И вот в один прекрасный день Клеопатра – Мари Франс – не пришла на спектакль и не принесла в дирекцию никаких объяснений. В последний момент загримировали и облачили в костюм румынку, совершенно иной тип – смуглую брюнетку. Каково же было удивление всех артистов и дирекции, когда дали занавес, и у барьера ближайшей к сцене ложи они увидели Мари Франс во всем ее великолепии, в нимбе золотисто-розовых волос, в черном бархате, особенно ярко оттеняющем ее кожу. Прекрасное лицо ее не отражало ничего (так же бесстрастно поднесла она ядовитую змею к рабу-возлюбленному, исполняя роль Клеопатры). Из-за ее обнаженного плеча виделось будто нарисованное на шелку лицо-маска японца в безукоризненном смокинге.

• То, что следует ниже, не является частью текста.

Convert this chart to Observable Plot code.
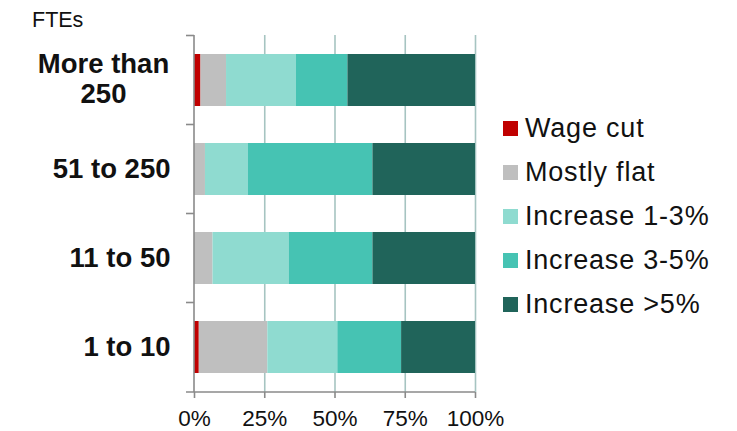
<!DOCTYPE html>
<html>
<head>
<meta charset="utf-8">
<script src="https://cdn.jsdelivr.net/npm/d3@7"></script>
<script src="https://cdn.jsdelivr.net/npm/@observablehq/plot@0.6"></script>
<style>
  html, body { margin: 0; padding: 0; background: #fff; }
  #wrap { position: relative; width: 737px; height: 431px; font-family: "Liberation Sans", Arial, sans-serif; }
  #unit { position: absolute; left: 32px; top: 10px; font-size: 21.5px; line-height: 21px; color: #111; }
  #legend { position: absolute; left: 503px; top: 106px; }
  .item { display: flex; align-items: center; height: 44px; font-size: 27px; letter-spacing: 0.8px; color: #111; white-space: nowrap; }
  .sw { width: 15px; height: 15px; margin-right: 7px; flex: none; }
</style>
</head>
<body>
<div id="wrap">
  <div id="chart"></div>
  <div id="unit">FTEs</div>
  <div id="legend"></div>
</div>
<script>
const categories = ["More than 250", "51 to 250", "11 to 50", "1 to 10"];
const series = ["Wage cut", "Mostly flat", "Increase 1-3%", "Increase 3-5%", "Increase >5%"];
const wageCut = [2.3, 0, 0, 1.7];
const mostlyFlat = [9.1, 3.9, 6.6, 24.4];
const increase1to3 = [24.9, 15.3, 27.2, 24.9];
const increase3to5 = [18.3, 44.3, 29.7, 22.7];
const increaseOver5 = [45.4, 36.5, 36.5, 26.3];
const xTicks = [0, 25, 50, 75, 100];
const colors = ["#c00000", "#bfbfbf", "#8fdbd0", "#46c3b3", "#20645a"];

const seriesValues = [wageCut, mostlyFlat, increase1to3, increase3to5, increaseOver5];
const rows = [];
categories.forEach((c, i) => {
  series.forEach((s, j) => rows.push({size: c, band: s, value: seriesValues[j][i]}));
});

const labelFormat = d => d === "More than 250" ? "More than\n250" : d;

function axisFrame(index, scales, values, dims) {
  const y = scales.y, x = scales.x;
  const top = dims.marginTop, bottom = dims.height - dims.marginBottom;
  const step = y.step ? y.step() : (bottom - top) / categories.length;
  const bw = y.bandwidth ? y.bandwidth() : step * 0.583;
  const g = d3.create("svg:g").attr("stroke", "#8a8a8a").attr("stroke-width", 1.6).attr("fill", "none");
  const x0 = x(0);
  g.append("line").attr("x1", x0).attr("x2", x0).attr("y1", top).attr("y2", bottom);
  categories.forEach(c => {
    const yb = y(c) - (step - bw) / 2;
    g.append("line").attr("x1", x0 - 8).attr("x2", x0).attr("y1", yb).attr("y2", yb);
  });
  g.append("line").attr("x1", x0 - 8).attr("x2", x(100)).attr("y1", bottom).attr("y2", bottom);
  return g.node();
}

const chart = Plot.plot({
  width: 737,
  height: 431,
  marginLeft: 194,
  marginRight: 262,
  marginTop: 35,
  marginBottom: 39,
  style: {fontFamily: "Liberation Sans, Arial, sans-serif", color: "#111", background: "#fff"},
  x: {domain: [0, 100]},
  y: {domain: categories, paddingInner: 0.417, paddingOuter: 0.2085},
  color: {domain: series, range: colors},
  marks: [
    Plot.gridX(xTicks.filter(t => t > 0), {stroke: "#a6c4c1", strokeOpacity: 1, strokeWidth: 1.6}),
    Plot.barX(rows, {y: "size", x: "value", fill: "band"}),
    axisFrame,
    Plot.axisX({ticks: xTicks, tickFormat: d => d + "%", tickSize: 6, tickPadding: 12, fontSize: 22.5, stroke: "#8a8a8a", strokeWidth: 1.6, label: null}),
    Plot.axisY({ticks: categories.filter(c => c !== "More than 250"), tickSize: 0, tickPadding: 24, fontSize: 27.5, fontWeight: "bold", label: null}),
    Plot.axisY({ticks: ["More than 250"], tickFormat: labelFormat, tickSize: 0, tickPadding: 24, textAnchor: "middle", dx: -67, dy: -2, lineHeight: 1.1, fontSize: 27.5, fontWeight: "bold", label: null})
  ]
});
document.getElementById("chart").appendChild(chart);

const legend = document.getElementById("legend");
series.forEach((s, i) => {
  const item = document.createElement("div");
  item.className = "item";
  const sw = document.createElement("span");
  sw.className = "sw";
  sw.style.background = colors[i];
  const t = document.createElement("span");
  t.textContent = s;
  item.appendChild(sw);
  item.appendChild(t);
  legend.appendChild(item);
});
</script>
</body>
</html>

Артисты едва доиграли до антракта – так им не терпелось узнать, в чем дело. В дирекции тоже волновались: срыв спектакля, отсутствие без предупреждения да еще такая демонстрация! Как только дали свет в зале, в ложе Мари Франс появился Квазимодо (так прозвали артисты соглядатая и правую руку дирекции):
– Мадемуазель, – сказал он, – нарушение контракта без уважительных причин…
Мари Франс не дала ему закончить фразы. «Принц», – сказала она, оборачиваясь через плечо к японцу. Принц спросил: «Сколько?» – и мгновенно подписал чек на 20 тысяч франков. Мари Франс даже бровью не повела и не оглянулась на Квазимодо. Такой же прекрасной царицей просидела она и второе действие.
– Вот счастливица! – вздыхали за кулисами статистки. – Вот это так устроилась… Только спросил сколько – и подписал чек. Каково! А она сидела как кукла!
– Но какая же она красавица! – сказал кто-то.
– Вовсе уж она не такая красавица – у нее глупое лицо!
– Лили! Это ты из зависти!
– Дай мне принца, и я буду красавица, – огрызнулась Лили, рассматривая в зеркале свое волшебно измененное гримом лицо.
Тогда впервые в Париже появился джаз, и назывался он «джаз-банд». В него входило много музыкантов. Мелодии были насыщенные, шумные. Бил барабан, звенели колокольчики, гудели трубы, надсаживались пианино. – Ха-ха-ха-ха! – хохотал саксофон, да не один, а несколько попеременно.
Центр номера – молодая «бескостная» американка. Она выманивает по очереди музыкантов оркестра с инструментом, чтобы показать какой-нибудь трюк. То она одним взмахом кладет ногу на его плечо, то она перегибается назад, молниеносно образуя мост, то она по-восточному садится на пол, и руки ее, извиваясь, двигаются независимо от туловища. То она комически марширует под барабан, нахлобучив на голову музыканта какой-то фантастический колпак. И все это в темпе музыки! Номер был идеально отработан и кончался тем, что она взлетала на вытянутые руки джазбандистов, и они торжественно уносили ее со сцены. Тогда все это было внове.
На репетициях артистку всегда сопровождала пожилая пристойная дама – мама или тетя…
Кроме «ню» в откровенном виде театр стремится к тонкой эротике, выверяя и так уже хорошо выверенные за долгие годы ее приемы. Вот на сцену под нежную музыку в плавном ритме выходят очаровательные девушки в костюмах сороковых – пятидесятых годов: шляпы кареткой, черные, спереди по горло закрытые атласные платья, кринолины, отороченные белым мехом, в черных перчатках, с белыми муфточками, у пояса ярко-красный цветок. Девушки поворачиваются спиной – спина голая, а ниже талии – вырез в виде большого сердца. Очень пикантный прием. И так во всех деталях.
Наша «ведетт», приглашенная на ревю «Безумство из безумств» – Женни Гольдер, темно-рыжая, хрипловатый голос, худая, слегка сутулая. Громадные глаза, чудные зубы, крупные черты лица. По-французски говорит с каким-то особенным акцентом, что очень ценят парижане. Одевается просто (о, эта дорого стоящая простота, когда скромное модельное платье стоит тысячи франков!). Драгоценности надевает в зависимости от цвета платья: к зеленому – изумруды, к красноватым тонам – рубины, к белому или черному – жемчуга. Пускает в глаза атропин. Они, и без того огромные, принимают неестественные размеры.
«Ведетт» – звезда представления. Она должна уметь делать все: петь, танцевать, играть. В свое время очень удачно совмещала все эти жанры любимица Парижа Жозефина Бэкер.